When I was in a few Facebook groups I linked out to threads in the forum because I didn’t want to repeat myself. I’ve since realised content should be native and added into each platform and tailored to the platform and new community.
I’ve recently started posting on LinkedIn, and have already started getting likes, comments, PMs, and enquiries.
If we stay on one platform then I think people on that platform would end up getting to know us better. And it would create more of a community if we owned that platform (forum, Facebook group, etc).
If I was to 10x my efforts then I could post 10x as much (or 10x the quality of the posts) in one place.
Or I could take the amount of content I create naturally and post it (selectively and more delicately than I have to date) in 10x locations.
Reddit? Quora? Twitter? Instagram? Why not? They’re just more channels to the people that may or may not be helped by what I have to say. Each with their unique ways of working and etiquettes.

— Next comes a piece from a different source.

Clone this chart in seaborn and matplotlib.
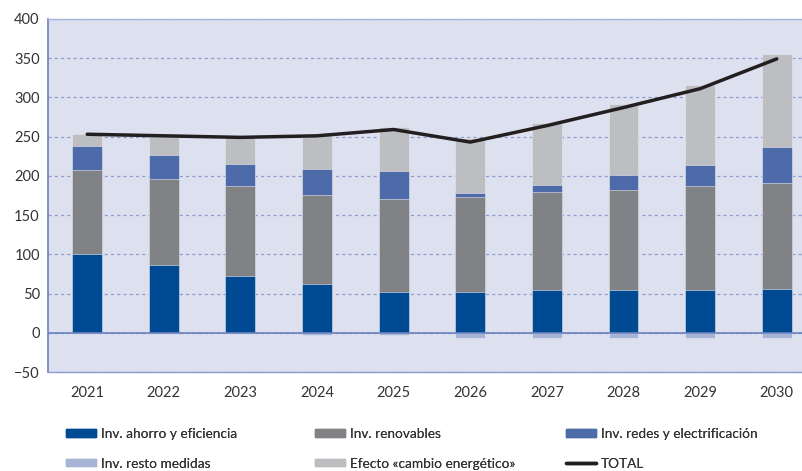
import pandas as pd
import matplotlib.pyplot as plt
import numpy as np
import seaborn as sns

# datos
anios = ['2021', '2022', '2023', '2024', '2025', '2026', '2027', '2028', '2029', '2030']
ahorro = [100, 86, 72, 62, 52, 52, 54, 54, 54, 56]
renovables = [107, 110, 115, 114, 119, 121, 125, 128, 133, 135]
redes = [31, 30, 28, 33, 35, 5, 9, 19, 27, 46]
efecto = [15, 25, 35, 43, 56, 70, 79, 90, 102, 118]
resto = [0, 0, 0, -3, -3, -6, -6, -6, -6, -6]
total = [253, 251, 249, 251, 259, 243, 264, 287, 311, 349]

etiquetas = ['Inv. ahorro y eficiencia', 'Inv. renovables', 'Inv. redes y electrificación',
             'Inv. resto medidas', 'Efecto «cambio energético»', 'TOTAL']
colores = ['#004A93', '#808285', '#4D6BA8', '#A6B4D6', '#BDBEC1', '#231F20']

sns.set_style('white')
plt.rcParams['font.family'] = ['Lato', 'DejaVu Sans']

df = pd.DataFrame({'anio': anios, 'ahorro': ahorro, 'renovables': renovables,
                   'redes': redes, 'efecto': efecto, 'resto': resto, 'total': total})

# acumulados para apilar (se dibuja de arriba hacia abajo)
df['c1'] = df['ahorro']
df['c2'] = df['c1'] + df['renovables']
df['c3'] = df['c2'] + df['redes']
df['c4'] = df['c3'] + df['efecto']

fig = plt.figure(figsize=(8.02, 4.71), dpi=100)
ax = fig.add_axes([0.06, 0.21, 0.94, 0.75])
ax.set_facecolor('#DDE0EE')

ancho = 0.39
for col, c in [('c4', colores[4]), ('c3', colores[2]), ('c2', colores[1]),
               ('c1', colores[0]), ('resto', colores[3])]:
    sns.barplot(data=df, x='anio', y=col, color=c, width=ancho, ax=ax,
                saturation=1, edgecolor='#E8E9F0', linewidth=0.4, zorder=3)

sns.lineplot(x=np.arange(len(anios)), y=df['total'], color=colores[5], lw=2.5,
             ax=ax, zorder=4)

ax.set_ylim(-50, 400)
ax.set_xlim(-0.51, 9.33)
ax.set_yticks(np.arange(-50, 401, 50))
ax.yaxis.grid(True, linestyle=(0, (2.5, 2.5)), color='#8E9BD0', lw=0.9, zorder=1)
ax.set_axisbelow(True)
ax.axhline(0, color='#6B82BE', lw=1.2, zorder=5)
ax.set_xlabel('')
ax.set_ylabel('')
ax.tick_params(axis='both', length=0, labelsize=10.5, colors='#333333')
ax.tick_params(axis='x', pad=10)
ax.tick_params(axis='y', pad=6)
ax.spines['left'].set_color('#6B82BE')
ax.spines['left'].set_linewidth(1.2)
ax.spines['bottom'].set_color('#8E9BD0')
ax.spines['bottom'].set_linewidth(1)
ax.spines['top'].set_color('#A9B4DC')
ax.spines['top'].set_linewidth(1)
ax.spines['right'].set_visible(False)

# leyenda en tres columnas independientes
from matplotlib.patches import Patch
from matplotlib.lines import Line2D
h = [Patch(color=colores[i]) for i in range(5)] + [Line2D([], [], color=colores[5], lw=2.5)]
grupos = [(0, 3, 66), (1, 4, 315), (2, 5, 566)]
for a, b, xp in grupos:
    leg = fig.legend([h[a], h[b]], [etiquetas[a], etiquetas[b]], loc='upper left',
                     bbox_to_anchor=(xp / 802 - 0.008, 1 - 421 / 471), frameon=False,
                     fontsize=9.8, handlelength=2.2, handleheight=0.45,
                     handletextpad=0.35, labelspacing=1.3, borderpad=0,
                     labelcolor='#333333')
    fig.add_artist(leg)

fig.savefig('out.png', dpi=100)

This reminds me of a podcast episode by Russell Brunson where he tells what he’s learned from Gary V – that each social network and channel online is akin to the early TV channels. There’s not that many (at the moment) and it’s worth being on all of them.
Something else he learned is that LinkedIn people stay on LinkedIn. Email people like emails. Facebook people like Facebook. Russell was trying to get everyone from each platform onto his email list, but realised many people won’t do that, and if they do, then they will not open the emails later on.
For me, I’ve produced content every single day for over 4 years. In that forum, I’ve PMd over 2,000 people who’ve followed or rep’ me. That just started with manners, and has lead to a lot of referrals and “good karma”.
Writing for me gives me clarity. It’s one of those things I can’t NOT do it seems. Putting it on steroids for me could simply mean just posting it where it can help more people.
I see it as a bit of a disservice that I don’t do that extra twist of posting wherever people happen to be – if what I post can untangle people and save them from losing money or time.
Maybe there’s an 80/20 for content as well? 20% writing it, 80% publishing/distributing it?